Je citerai l’exemple concret d’un établissement de Grenoble, où des mesures spécifiques ont été prises. Des repas copieux avec féculents sont servis le lundi, car beaucoup d’élèves ne prennent pas de repas structurés le week-end. Aussi, les rations servies le lundi sont importantes, et il n’y a guère de restes.
Mes chers collègues, quelle que soit votre appartenance politique, vous conviendrez avec moi que l’état des lieux est accablant. Malgré cela, l’actualité a été émaillée ces dernières années de récits de communes ayant refusé le droit d’accès aux cantines scolaires à des élèves sous prétexte que l’un des parents n’exerçait pas ou plus d’activité professionnelle. Or, avec la forte poussée du nombre de demandeurs d’emploi, le problème est malheureusement devenu d’une importance croissante.
De plus, le refus d’accès à la cantine discrimine les enfants et leur famille, car il peut mettre en évidence leurs difficultés matérielles et noircir ainsi le regard qui est porté sur elles.
Le temps de restauration scolaire, au-delà de l’atout qu’il représente pour la santé, peut par ailleurs être considéré comme un temps éducatif important dans la vie des élèves.
Fréquemment, les communes qui n’accueillent pas les enfants de chômeurs invoquent la prétendue disponibilité de ces derniers. Toutefois, la recherche d’un emploi implique un investissement en temps, et les chômeurs ont une obligation de disponibilité dans la recherche d’un travail, obligation qui conditionne leur inscription ou leur maintien sur les fichiers de Pôle emploi.

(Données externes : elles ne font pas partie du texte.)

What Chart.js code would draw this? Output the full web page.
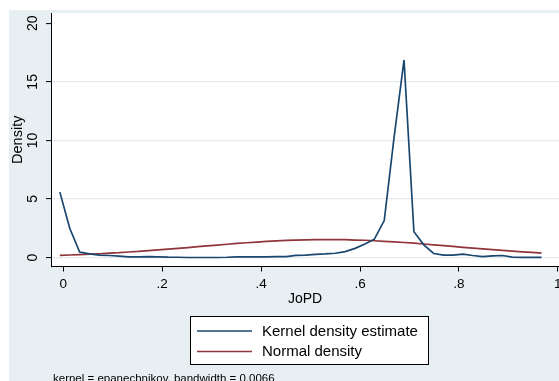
<!DOCTYPE html>
<html>
<head>
<meta charset="utf-8">
<script src="https://cdn.jsdelivr.net/npm/chart.js@4/dist/chart.umd.min.js"></script>
<style>
  html, body { margin: 0; padding: 0; background: #fff; }
  #wrap { width: 559px; height: 381px; }
</style>
</head>
<body>
<div id="wrap"><canvas id="kd" width="559" height="381"></canvas></div>
<script>
// evaluation grid (JoPD)
const xGrid = [-0.007, 0.013, 0.033, 0.053, 0.073, 0.093, 0.113, 0.132, 0.152, 0.172,
               0.192, 0.212, 0.232, 0.252, 0.272, 0.291, 0.311, 0.331, 0.351, 0.371,
               0.391, 0.411, 0.431, 0.451, 0.470, 0.490, 0.510, 0.530, 0.550, 0.570,
               0.590, 0.610, 0.629, 0.649, 0.669, 0.689, 0.709, 0.729, 0.749, 0.769,
               0.788, 0.808, 0.828, 0.848, 0.868, 0.888, 0.908, 0.928, 0.948, 0.967];

const kernelDensity = [5.58, 2.50, 0.46, 0.31, 0.20, 0.17, 0.11, 0.06, 0.06, 0.08,
                       0.06, 0.03, 0.02, 0.00, 0.00, 0.00, 0.00, 0.02, 0.06, 0.06,
                       0.06, 0.06, 0.07, 0.08, 0.18, 0.20, 0.27, 0.30, 0.36, 0.50,
                       0.78, 1.15, 1.56, 3.15, 10.30, 16.87, 2.20, 1.08, 0.34, 0.20,
                       0.20, 0.28, 0.17, 0.08, 0.14, 0.17, 0.03, 0.01, 0.01, 0.01];

const normalDensity = [0.18, 0.21, 0.24, 0.28, 0.32, 0.37, 0.41, 0.47, 0.52, 0.59,
                       0.65, 0.71, 0.78, 0.85, 0.92, 0.99, 1.06, 1.13, 1.20, 1.26,
                       1.32, 1.37, 1.42, 1.46, 1.49, 1.51, 1.52, 1.53, 1.53, 1.52,
                       1.49, 1.47, 1.43, 1.38, 1.33, 1.28, 1.22, 1.15, 1.08, 1.02,
                       0.95, 0.87, 0.80, 0.73, 0.67, 0.60, 0.54, 0.48, 0.43, 0.38];

const seriesNames = ["Kernel density estimate", "Normal density"];
const xTicks = [0, 0.2, 0.4, 0.6, 0.8, 1];
const xTickLabels = ["0", ".2", ".4", ".6", ".8", "1"];
const yTicks = [0, 5, 10, 15, 20];
const yTickLabels = ["0", "5", "10", "15", "20"];
const xTitle = "JoPD";
const yTitle = "Density";
const noteText = "kernel = epanechnikov, bandwidth = 0.0066";

const FONT = "'Liberation Sans', Arial, Helvetica, sans-serif";
const NAVY = "#1a476f";
const MAROON = "#90353b";
const REGION = "#e8eff2";
const GRID = "#e3ebee";

// stata style backgrounds: graph region + white plot region
const stataBackground = {
  id: 'stataBackground',
  beforeDraw(chart) {
    const {ctx, chartArea: {left, top, right, bottom}} = chart;
    ctx.save();
    ctx.fillStyle = "#fff";
    ctx.fillRect(0, 0, chart.width, chart.height);
    ctx.fillStyle = REGION;
    ctx.fillRect(9, 10, chart.width - 9, chart.height - 10);
    ctx.fillStyle = "#fff";
    ctx.fillRect(left, top, right - left, bottom - top);
    ctx.restore();
  }
};

// boxed legend + note under the plot
const stataLegend = {
  id: 'stataLegend',
  afterDraw(chart) {
    const ctx = chart.ctx;
    ctx.save();
    ctx.fillStyle = "#fff";
    ctx.fillRect(190, 316, 238, 48);
    ctx.strokeStyle = "#000";
    ctx.lineWidth = 1;
    ctx.strokeRect(190.5, 316.5, 238, 48);
    ctx.font = "15px " + FONT;
    ctx.textBaseline = "middle";
    chart.data.datasets.forEach((ds, i) => {
      const y = 331 + i * 20.5;
      ctx.strokeStyle = ds.borderColor;
      ctx.lineWidth = 1.6;
      ctx.beginPath();
      ctx.moveTo(197, y);
      ctx.lineTo(252, y);
      ctx.stroke();
      ctx.fillStyle = "#000";
      ctx.fillText(ds.label, 262, y + 0.5);
    });
    ctx.font = "11.5px " + FONT;
    ctx.textBaseline = "top";
    ctx.fillText(noteText, 53, 373);
    ctx.restore();
  }
};

new Chart("kd", {
  type: 'line',
  data: {
    datasets: [
      {
        label: seriesNames[0],
        data: xGrid.map((x, i) => ({x: x, y: kernelDensity[i]})),
        borderColor: NAVY,
        borderWidth: 1.7,
        pointRadius: 0,
        tension: 0,
        fill: false
      },
      {
        label: seriesNames[1],
        data: xGrid.map((x, i) => ({x: x, y: normalDensity[i]})),
        borderColor: MAROON,
        borderWidth: 1.7,
        pointRadius: 0,
        tension: 0,
        fill: false
      }
    ]
  },
  options: {
    responsive: false,
    animation: false,
    devicePixelRatio: 1,
    layout: { padding: { top: 13, left: 0, right: 0, bottom: 73.5 } },
    plugins: {
      legend: { display: false },
      tooltip: { enabled: false }
    },
    scales: {
      x: {
        type: 'linear',
        min: -0.0249,
        max: 1.0024,
        afterBuildTicks: (scale) => { scale.ticks = xTicks.map(v => ({value: v})); },
        afterFit: (scale) => { scale.height = 41; scale.paddingLeft = 0; scale.paddingRight = 0; },
        ticks: {
          callback: (v, i) => xTickLabels[i],
          color: "#000",
          font: { family: FONT, size: 13.5 },
          padding: 4.5,
          maxRotation: 0,
          autoSkip: false
        },
        grid: { drawOnChartArea: false, drawTicks: true, tickLength: 5, tickColor: "#000", tickWidth: 1 },
        border: { display: true, color: "#000", width: 1 },
        title: { display: true, text: xTitle, color: "#000", font: { family: FONT, size: 14 }, padding: 0 }
      },
      y: {
        type: 'linear',
        min: -0.77,
        max: 20.88,
        afterBuildTicks: (scale) => { scale.ticks = yTicks.map(v => ({value: v})); },
        afterFit: (scale) => { scale.width = 51; scale.paddingTop = 0; scale.paddingBottom = 0; },
        ticks: {
          callback: (v, i) => yTickLabels[i],
          color: "#000",
          font: { family: FONT, size: 14 },
          padding: 5,
          minRotation: 90,
          maxRotation: 90,
          crossAlign: 'center',
          autoSkip: false
        },
        grid: {
          color: (c) => (c.tick && c.tick.value === 20) ? 'rgba(0,0,0,0)' : GRID,
          lineWidth: 1.2,
          drawTicks: true,
          tickLength: 5,
          tickColor: "#000",
          tickWidth: 1
        },
        border: { display: true, color: "#000", width: 1 },
        title: { display: true, text: yTitle, color: "#000", font: { family: FONT, size: 14.5 }, padding: { top: 9.5, bottom: 0 } }
      }
    }
  },
  plugins: [stataBackground, stataLegend]
});
</script>
</body>
</html>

Après avoir abordé l’aspect humain, qui me semble déterminant, j’en viens à l’aspect plus juridique.
D’une part, la restauration scolaire n’est bien sûr pas une compétence obligatoire des communes, mais, quand celles-ci en ont décidé la création, il s’agit alors d’un service public annexe au service public de l’enseignement. Dès lors, la restauration scolaire est soumise au principe d’égalité auquel le Conseil constitutionnel reconnaît, depuis 2013, une valeur constitutionnelle et qui impose l’égalité des usagers devant le service public.
D’autre part, la jurisprudence administrative est constante sur ce sujet.
Ainsi, le 13 novembre 1993, le tribunal administratif de Versailles a jugé que « l’accès des élèves à la cantine scolaire ou leur maintien au sein de ce service ne peut être subordonné à la production par les parents de documents qui ne sont pas nécessaires à la bonne marche du service » – en l’occurrence une attestation de travail de l’employeur – et que « l’exigence d’un tel document instaure, pour l’accès à la cantine scolaire, une discrimination entre les élèves suivant que leurs parents ont un emploi salarié ou non […] et porte ainsi atteinte au principe d’égalité entre les usagers du service public ». La même position a été adoptée par le tribunal administratif de Marseille le 25 novembre 1995.
Le Conseil d’État a quant à lui confirmé cette jurisprudence le 23 octobre 2009. Dans le même sens, le Défenseur des droits de l’époque, Dominique Baudis, rappelait en 2013 l’interdiction de discrimination dans l’accès à la restauration scolaire, une opinion aujourd'hui partagée par le nouveau Défenseur des droits, Jacques Toubon.